Work to do. Provide an exact copy of the data, excluding the images.

Given information.
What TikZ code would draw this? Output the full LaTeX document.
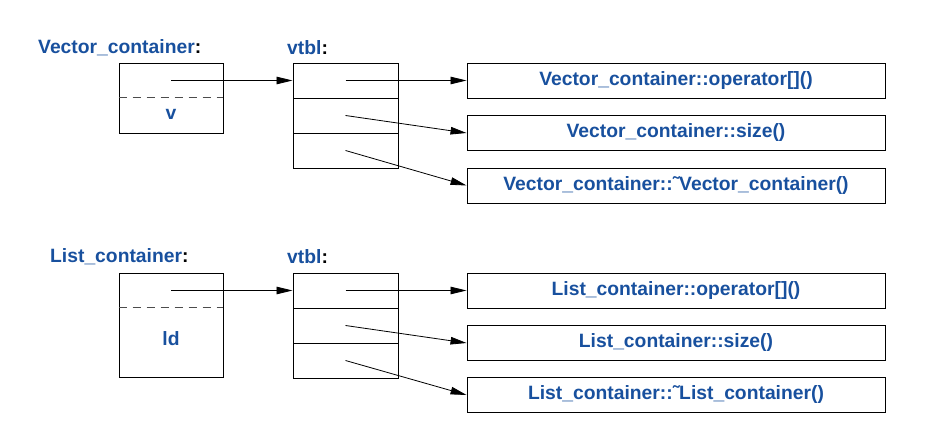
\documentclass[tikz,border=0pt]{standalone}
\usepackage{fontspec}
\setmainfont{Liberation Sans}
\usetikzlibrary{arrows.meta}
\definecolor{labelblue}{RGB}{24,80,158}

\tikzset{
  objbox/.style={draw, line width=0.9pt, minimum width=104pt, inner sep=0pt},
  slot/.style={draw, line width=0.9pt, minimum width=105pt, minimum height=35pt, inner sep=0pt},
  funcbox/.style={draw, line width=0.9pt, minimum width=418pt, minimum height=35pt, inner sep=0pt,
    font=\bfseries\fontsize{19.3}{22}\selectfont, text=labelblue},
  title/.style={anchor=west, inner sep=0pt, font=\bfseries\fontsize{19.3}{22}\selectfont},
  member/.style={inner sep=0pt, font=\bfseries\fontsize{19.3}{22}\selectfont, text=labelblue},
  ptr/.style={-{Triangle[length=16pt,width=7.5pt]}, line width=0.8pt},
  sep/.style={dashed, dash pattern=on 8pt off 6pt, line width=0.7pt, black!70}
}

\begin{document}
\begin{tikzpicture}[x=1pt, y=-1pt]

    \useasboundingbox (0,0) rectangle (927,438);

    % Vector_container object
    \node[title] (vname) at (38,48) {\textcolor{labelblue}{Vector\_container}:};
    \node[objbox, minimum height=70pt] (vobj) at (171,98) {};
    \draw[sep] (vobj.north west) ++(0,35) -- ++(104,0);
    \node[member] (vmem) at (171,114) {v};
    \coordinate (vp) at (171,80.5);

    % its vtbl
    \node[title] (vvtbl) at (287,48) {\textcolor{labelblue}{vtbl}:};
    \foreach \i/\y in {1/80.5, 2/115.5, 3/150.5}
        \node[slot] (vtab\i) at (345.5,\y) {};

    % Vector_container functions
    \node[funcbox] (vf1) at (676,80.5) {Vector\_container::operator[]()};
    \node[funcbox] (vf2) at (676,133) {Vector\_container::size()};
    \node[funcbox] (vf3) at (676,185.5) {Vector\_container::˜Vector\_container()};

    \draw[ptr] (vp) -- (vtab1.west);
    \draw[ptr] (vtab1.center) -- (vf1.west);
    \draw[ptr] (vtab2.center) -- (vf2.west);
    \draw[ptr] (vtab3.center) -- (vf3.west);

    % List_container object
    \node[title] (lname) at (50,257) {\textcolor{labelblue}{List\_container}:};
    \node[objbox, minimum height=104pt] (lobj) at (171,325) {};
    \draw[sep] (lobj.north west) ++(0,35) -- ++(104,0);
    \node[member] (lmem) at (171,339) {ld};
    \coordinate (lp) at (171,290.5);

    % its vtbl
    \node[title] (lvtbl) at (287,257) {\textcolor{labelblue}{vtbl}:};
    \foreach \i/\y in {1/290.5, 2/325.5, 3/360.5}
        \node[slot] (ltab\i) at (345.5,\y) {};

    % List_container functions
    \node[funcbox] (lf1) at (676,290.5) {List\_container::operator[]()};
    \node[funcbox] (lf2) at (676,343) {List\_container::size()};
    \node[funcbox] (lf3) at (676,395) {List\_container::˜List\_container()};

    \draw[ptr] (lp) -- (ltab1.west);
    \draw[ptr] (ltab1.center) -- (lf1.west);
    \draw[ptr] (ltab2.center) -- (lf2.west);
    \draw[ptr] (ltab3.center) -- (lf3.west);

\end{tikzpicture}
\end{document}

Response to this exercise.
What TikZ code would draw this? Output the full LaTeX document.
\documentclass[tikz,border=0pt]{standalone}
\usepackage{fontspec}
\setmainfont{Liberation Sans}
\usetikzlibrary{arrows.meta}
\definecolor{labelblue}{RGB}{24,80,158}

\tikzset{
  objbox/.style={draw, line width=0.9pt, minimum width=104pt, inner sep=0pt},
  slot/.style={draw, line width=0.9pt, minimum width=105pt, minimum height=35pt, inner sep=0pt},
  funcbox/.style={draw, line width=0.9pt, minimum width=418pt, minimum height=35pt, inner sep=0pt,
    font=\bfseries\fontsize{19.3}{22}\selectfont, text=labelblue},
  title/.style={anchor=west, inner sep=0pt, font=\bfseries\fontsize{19.3}{22}\selectfont},
  member/.style={inner sep=0pt, font=\bfseries\fontsize{19.3}{22}\selectfont, text=labelblue},
  ptr/.style={-{Triangle[length=16pt,width=7.5pt]}, line width=0.8pt},
  sep/.style={dashed, dash pattern=on 8pt off 6pt, line width=0.7pt, black!70}
}

\begin{document}
\begin{tikzpicture}[x=1pt, y=-1pt]

    \useasboundingbox (0,0) rectangle (927,438);

    % Vector_container object
    \node[title] (vname) at (38,48) {\textcolor{labelblue}{Vector\_container}:};
    \node[objbox, minimum height=70pt] (vobj) at (171,98) {};
    \draw[sep] (vobj.north west) ++(0,35) -- ++(104,0);
    \node[member] (vmem) at (171,114) {v};
    \coordinate (vp) at (171,80.5);

    % its vtbl
    \node[title] (vvtbl) at (287,48) {\textcolor{labelblue}{vtbl}:};
    \foreach \i/\y in {1/80.5, 2/115.5, 3/150.5}
        \node[slot] (vtab\i) at (345.5,\y) {};

    % Vector_container functions
    \node[funcbox] (vf1) at (676,80.5) {Vector\_container::operator[]()};
    \node[funcbox] (vf2) at (676,133) {Vector\_container::size()};
    \node[funcbox] (vf3) at (676,185.5) {Vector\_container::˜Vector\_container()};

    \draw[ptr] (vp) -- (vtab1.west);
    \draw[ptr] (vtab1.center) -- (vf1.west);
    \draw[ptr] (vtab2.center) -- (vf2.west);
    \draw[ptr] (vtab3.center) -- (vf3.west);

    % List_container object
    \node[title] (lname) at (50,257) {\textcolor{labelblue}{List\_container}:};
    \node[objbox, minimum height=104pt] (lobj) at (171,325) {};
    \draw[sep] (lobj.north west) ++(0,35) -- ++(104,0);
    \node[member] (lmem) at (171,339) {ld};
    \coordinate (lp) at (171,290.5);

    % its vtbl
    \node[title] (lvtbl) at (287,257) {\textcolor{labelblue}{vtbl}:};
    \foreach \i/\y in {1/290.5, 2/325.5, 3/360.5}
        \node[slot] (ltab\i) at (345.5,\y) {};

    % List_container functions
    \node[funcbox] (lf1) at (676,290.5) {List\_container::operator[]()};
    \node[funcbox] (lf2) at (676,343) {List\_container::size()};
    \node[funcbox] (lf3) at (676,395) {List\_container::˜List\_container()};

    \draw[ptr] (lp) -- (ltab1.west);
    \draw[ptr] (ltab1.center) -- (lf1.west);
    \draw[ptr] (ltab2.center) -- (lf2.west);
    \draw[ptr] (ltab3.center) -- (lf3.west);

\end{tikzpicture}
\end{document}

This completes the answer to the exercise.